Rep. Corrine Brown files federal lawsuit over shortened early voting period

Florida’s latest federal voting rights lawsuit.
Full disclosure: I’ve been hired as an expert for the plaintiffs.

PRESS RELEASE

THE HONORABLE CORRINE BROWN

THIRD CONGRESSIONAL DISTRICT OF FLORIDA

FOR IMMEDIATE RELEASE: July 27th, 2012

CONTACT: David Simon

(202) 225-0123

David.Simon@mail.house.gov

Congresswoman Corrine Brown Files Federal Lawsuit to Protect Florida Voters

(Washington, DC) Congresswoman Corrine Brown, along with the Southern Christian Leadership Conference-Jacksonville chapter, several individual Duval residents, and the Duval County Democratic Executive Committee, will file a federal civil rights lawsuit to ensure that unconstitutional and discriminatory changes to the early voting laws are not implemented.

The August primaries will be the first time Florida is affected by the changes to early voting, which were passed by the state legislature last session. Early voting was instituted after the debacle of the 2000 elections when thousands were turned away from overcrowded polls. Since 2004, Floridians have had access to the polls for eight hours a day, for fifteen days right up until the last Sunday before election-day. The new law reduced early voting to ten days, gave county supervisors arbitrary discretion over the number of hours polls are open, and eliminated voting on the last Sunday.

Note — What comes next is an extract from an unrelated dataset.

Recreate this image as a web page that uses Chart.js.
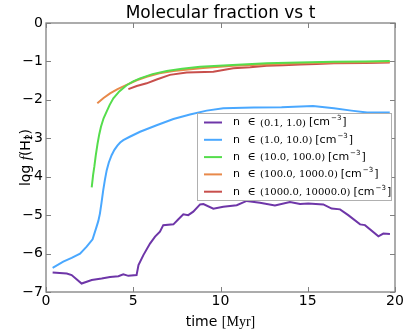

The lawsuit asks the United States District Court for the Middle District of Florida in Jacksonville to enjoin the Florida Secretary of State and Duval County Supervisor of Elections from enforcing the discriminatory and arbitrary changes to early voting in the state of Florida and in Duval County. Specifically, these changes violate the First and Fourteenth Amendments to the United States constitution, Section 2 of the Voting Rights Act of 1965, 42 U.S.C. and 1973 (a) and the Florida constitution.

“Early voting has worked extremely well for all Floridians and especially for African American voters,” said Congresswoman Brown. “In fact, more than any other racial or ethnic group, African Americans have come to rely on early voting.”

According to Dr. Daniel A. Smith, Professor of Political Science and Research Professor at The University of Florida, in the 2008 general election, African Americans cast 22% percent of the total early vote, even though blacks comprised just 13% of the state’s registered voters. More African Americans vote during the early voting period than on election-day or via absentee ballot combined. Perhaps most strikingly, in 2008, African Americans accounted for roughly 34% of votes cast on the Sunday before the election. These trends are amplified in Duval County where 58% of African Americans voted early in 2008. In last year’s local elections, African Americans cast roughly 34% of the early votes, even though they comprised less than 30% of the electorate, and on the final Sunday of early voting, more African Americans came to the polls than did whites.

“There is absolutely no explanation for restricting early voting other than intentional voter suppression. In fact, it seems that Governor Scott simply does not want people to vote. We should be making it easier for people to get to the polls, not harder,” the Congresswoman declared.

“It is particularly fitting that I am filing this lawsuit at The John Milton Bryan Simpson United States Courthouse,” Congresswoman Brown pointed out. “I sponsored the bill that named this courthouse for Judge Simpson because he was a giant in the civil rights movement here in Jacksonville. Among other things, his orders led to the passage of the Civil Rights Act, and desegregated the schools, city pools, city golf courses, and the city zoo. I know Judge Simpson would not stand for such a blatant attempt to exclude African Americans from the polls.”